Go through the entries below and collect each line with the string "this" in it.

● Task material:

-- begin --

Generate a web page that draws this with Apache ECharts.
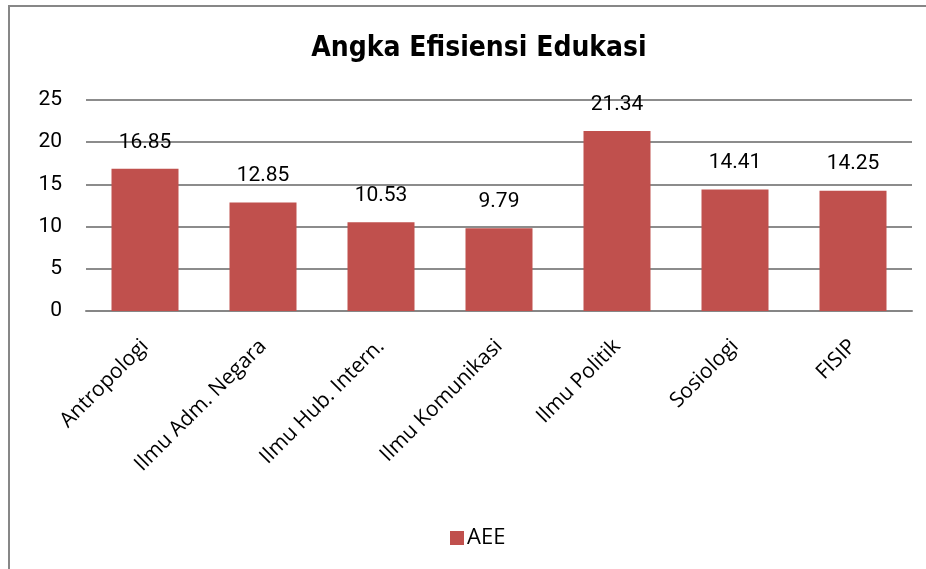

-- end --
-- begin --

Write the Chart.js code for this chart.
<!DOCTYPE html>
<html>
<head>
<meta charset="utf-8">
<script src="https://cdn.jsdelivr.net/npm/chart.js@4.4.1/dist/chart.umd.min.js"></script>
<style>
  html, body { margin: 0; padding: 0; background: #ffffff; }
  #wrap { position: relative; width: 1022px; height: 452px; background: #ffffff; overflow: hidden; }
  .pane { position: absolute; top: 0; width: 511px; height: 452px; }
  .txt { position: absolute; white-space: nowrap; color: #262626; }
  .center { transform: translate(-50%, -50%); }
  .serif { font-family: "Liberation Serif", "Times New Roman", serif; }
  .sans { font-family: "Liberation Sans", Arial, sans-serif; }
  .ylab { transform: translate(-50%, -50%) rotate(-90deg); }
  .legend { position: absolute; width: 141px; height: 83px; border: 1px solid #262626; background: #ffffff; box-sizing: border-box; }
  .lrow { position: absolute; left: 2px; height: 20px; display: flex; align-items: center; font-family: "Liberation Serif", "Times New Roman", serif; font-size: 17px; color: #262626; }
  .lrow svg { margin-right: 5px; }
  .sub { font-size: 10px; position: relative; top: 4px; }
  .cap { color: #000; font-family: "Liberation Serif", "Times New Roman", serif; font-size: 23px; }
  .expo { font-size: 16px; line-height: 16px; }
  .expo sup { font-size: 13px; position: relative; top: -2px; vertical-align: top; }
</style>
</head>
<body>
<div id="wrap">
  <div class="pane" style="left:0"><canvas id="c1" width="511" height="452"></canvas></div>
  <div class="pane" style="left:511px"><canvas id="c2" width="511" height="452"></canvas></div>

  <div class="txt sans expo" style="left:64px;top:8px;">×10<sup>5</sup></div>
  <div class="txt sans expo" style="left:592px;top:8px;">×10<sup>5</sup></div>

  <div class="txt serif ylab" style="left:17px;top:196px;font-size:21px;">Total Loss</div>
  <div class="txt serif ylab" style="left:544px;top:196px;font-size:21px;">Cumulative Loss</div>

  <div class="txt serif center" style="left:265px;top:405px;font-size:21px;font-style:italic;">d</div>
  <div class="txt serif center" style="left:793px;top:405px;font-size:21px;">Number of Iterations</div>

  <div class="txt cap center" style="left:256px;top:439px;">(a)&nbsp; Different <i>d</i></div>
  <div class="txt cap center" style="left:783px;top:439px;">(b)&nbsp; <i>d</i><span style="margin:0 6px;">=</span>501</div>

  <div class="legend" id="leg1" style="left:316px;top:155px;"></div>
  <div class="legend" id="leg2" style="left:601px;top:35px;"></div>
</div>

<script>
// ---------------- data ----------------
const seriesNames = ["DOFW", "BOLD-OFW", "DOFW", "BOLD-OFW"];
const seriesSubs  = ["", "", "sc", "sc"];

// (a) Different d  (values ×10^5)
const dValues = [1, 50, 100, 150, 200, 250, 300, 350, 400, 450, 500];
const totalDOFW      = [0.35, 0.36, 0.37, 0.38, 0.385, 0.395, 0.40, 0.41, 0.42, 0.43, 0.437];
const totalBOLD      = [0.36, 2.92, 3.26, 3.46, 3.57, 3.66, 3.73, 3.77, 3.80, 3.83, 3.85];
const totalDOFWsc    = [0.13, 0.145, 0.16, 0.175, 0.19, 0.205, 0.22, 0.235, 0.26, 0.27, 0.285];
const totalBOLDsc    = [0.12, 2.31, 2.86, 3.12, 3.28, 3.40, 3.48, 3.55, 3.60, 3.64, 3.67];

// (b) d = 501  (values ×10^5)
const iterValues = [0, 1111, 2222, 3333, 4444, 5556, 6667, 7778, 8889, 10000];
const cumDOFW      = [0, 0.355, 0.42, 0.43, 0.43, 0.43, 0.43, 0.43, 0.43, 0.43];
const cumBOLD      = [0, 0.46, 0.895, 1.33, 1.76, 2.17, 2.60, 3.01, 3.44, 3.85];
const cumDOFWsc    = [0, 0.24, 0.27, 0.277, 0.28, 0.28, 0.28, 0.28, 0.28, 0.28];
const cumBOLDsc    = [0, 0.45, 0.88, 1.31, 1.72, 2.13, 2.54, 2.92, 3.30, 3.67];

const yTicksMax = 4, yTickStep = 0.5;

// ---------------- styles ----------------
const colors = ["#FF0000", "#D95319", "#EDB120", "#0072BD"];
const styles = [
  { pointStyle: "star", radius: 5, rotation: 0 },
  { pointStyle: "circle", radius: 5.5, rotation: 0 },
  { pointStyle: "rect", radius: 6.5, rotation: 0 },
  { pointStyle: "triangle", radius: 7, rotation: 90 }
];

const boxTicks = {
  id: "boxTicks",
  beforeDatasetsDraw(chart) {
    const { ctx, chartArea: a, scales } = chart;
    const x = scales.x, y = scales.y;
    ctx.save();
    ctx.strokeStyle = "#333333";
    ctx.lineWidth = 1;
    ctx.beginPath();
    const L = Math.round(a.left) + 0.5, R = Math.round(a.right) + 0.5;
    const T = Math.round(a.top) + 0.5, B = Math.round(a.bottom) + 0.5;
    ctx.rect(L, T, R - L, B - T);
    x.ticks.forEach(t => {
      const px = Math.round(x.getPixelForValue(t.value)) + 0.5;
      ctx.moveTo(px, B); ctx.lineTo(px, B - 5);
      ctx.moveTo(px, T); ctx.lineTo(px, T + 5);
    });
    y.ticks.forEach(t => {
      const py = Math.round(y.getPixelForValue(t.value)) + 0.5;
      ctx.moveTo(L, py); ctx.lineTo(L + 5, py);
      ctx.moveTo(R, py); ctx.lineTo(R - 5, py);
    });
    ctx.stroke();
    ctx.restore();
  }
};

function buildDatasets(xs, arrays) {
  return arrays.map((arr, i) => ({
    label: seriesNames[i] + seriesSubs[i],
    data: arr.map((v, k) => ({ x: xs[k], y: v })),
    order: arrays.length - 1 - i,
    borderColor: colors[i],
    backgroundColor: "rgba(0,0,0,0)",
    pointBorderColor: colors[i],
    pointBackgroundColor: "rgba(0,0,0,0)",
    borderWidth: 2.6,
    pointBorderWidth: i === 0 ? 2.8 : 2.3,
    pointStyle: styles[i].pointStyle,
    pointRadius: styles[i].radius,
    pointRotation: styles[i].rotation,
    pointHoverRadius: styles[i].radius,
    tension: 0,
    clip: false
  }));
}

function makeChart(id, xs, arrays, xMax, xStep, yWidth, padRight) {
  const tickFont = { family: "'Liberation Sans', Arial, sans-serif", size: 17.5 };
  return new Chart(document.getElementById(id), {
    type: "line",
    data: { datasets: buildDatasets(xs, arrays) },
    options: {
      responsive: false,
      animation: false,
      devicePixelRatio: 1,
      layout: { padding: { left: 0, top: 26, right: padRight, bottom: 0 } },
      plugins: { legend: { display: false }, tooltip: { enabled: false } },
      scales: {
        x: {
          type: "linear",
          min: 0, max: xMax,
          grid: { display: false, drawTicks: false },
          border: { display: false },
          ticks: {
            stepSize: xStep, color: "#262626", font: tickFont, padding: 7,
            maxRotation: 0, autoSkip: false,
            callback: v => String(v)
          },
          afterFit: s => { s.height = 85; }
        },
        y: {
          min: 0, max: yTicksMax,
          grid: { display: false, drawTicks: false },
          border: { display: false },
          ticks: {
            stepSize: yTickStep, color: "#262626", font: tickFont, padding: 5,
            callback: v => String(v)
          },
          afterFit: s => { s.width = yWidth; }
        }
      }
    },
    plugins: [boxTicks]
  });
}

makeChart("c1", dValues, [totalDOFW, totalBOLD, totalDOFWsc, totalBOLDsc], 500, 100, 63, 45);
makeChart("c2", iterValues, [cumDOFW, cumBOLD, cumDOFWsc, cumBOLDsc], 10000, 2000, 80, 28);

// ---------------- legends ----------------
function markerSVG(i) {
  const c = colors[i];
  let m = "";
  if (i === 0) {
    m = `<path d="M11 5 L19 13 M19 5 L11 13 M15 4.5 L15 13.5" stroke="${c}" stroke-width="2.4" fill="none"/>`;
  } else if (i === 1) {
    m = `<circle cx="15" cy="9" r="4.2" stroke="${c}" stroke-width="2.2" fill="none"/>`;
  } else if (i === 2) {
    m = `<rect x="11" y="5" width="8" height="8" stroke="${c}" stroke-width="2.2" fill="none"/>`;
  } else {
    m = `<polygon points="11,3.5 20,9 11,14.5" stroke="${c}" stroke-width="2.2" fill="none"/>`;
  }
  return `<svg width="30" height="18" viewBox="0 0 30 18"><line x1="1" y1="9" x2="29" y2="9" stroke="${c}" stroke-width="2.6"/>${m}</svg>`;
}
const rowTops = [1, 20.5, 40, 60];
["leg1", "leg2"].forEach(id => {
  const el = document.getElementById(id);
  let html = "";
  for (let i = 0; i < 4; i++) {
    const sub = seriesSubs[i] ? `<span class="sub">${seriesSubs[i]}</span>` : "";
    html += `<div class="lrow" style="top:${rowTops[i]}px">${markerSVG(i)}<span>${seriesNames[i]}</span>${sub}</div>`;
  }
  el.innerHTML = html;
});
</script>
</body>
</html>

-- end --

● Solution to the problem:
Generate a web page that draws this with Apache ECharts.
Write the Chart.js code for this chart.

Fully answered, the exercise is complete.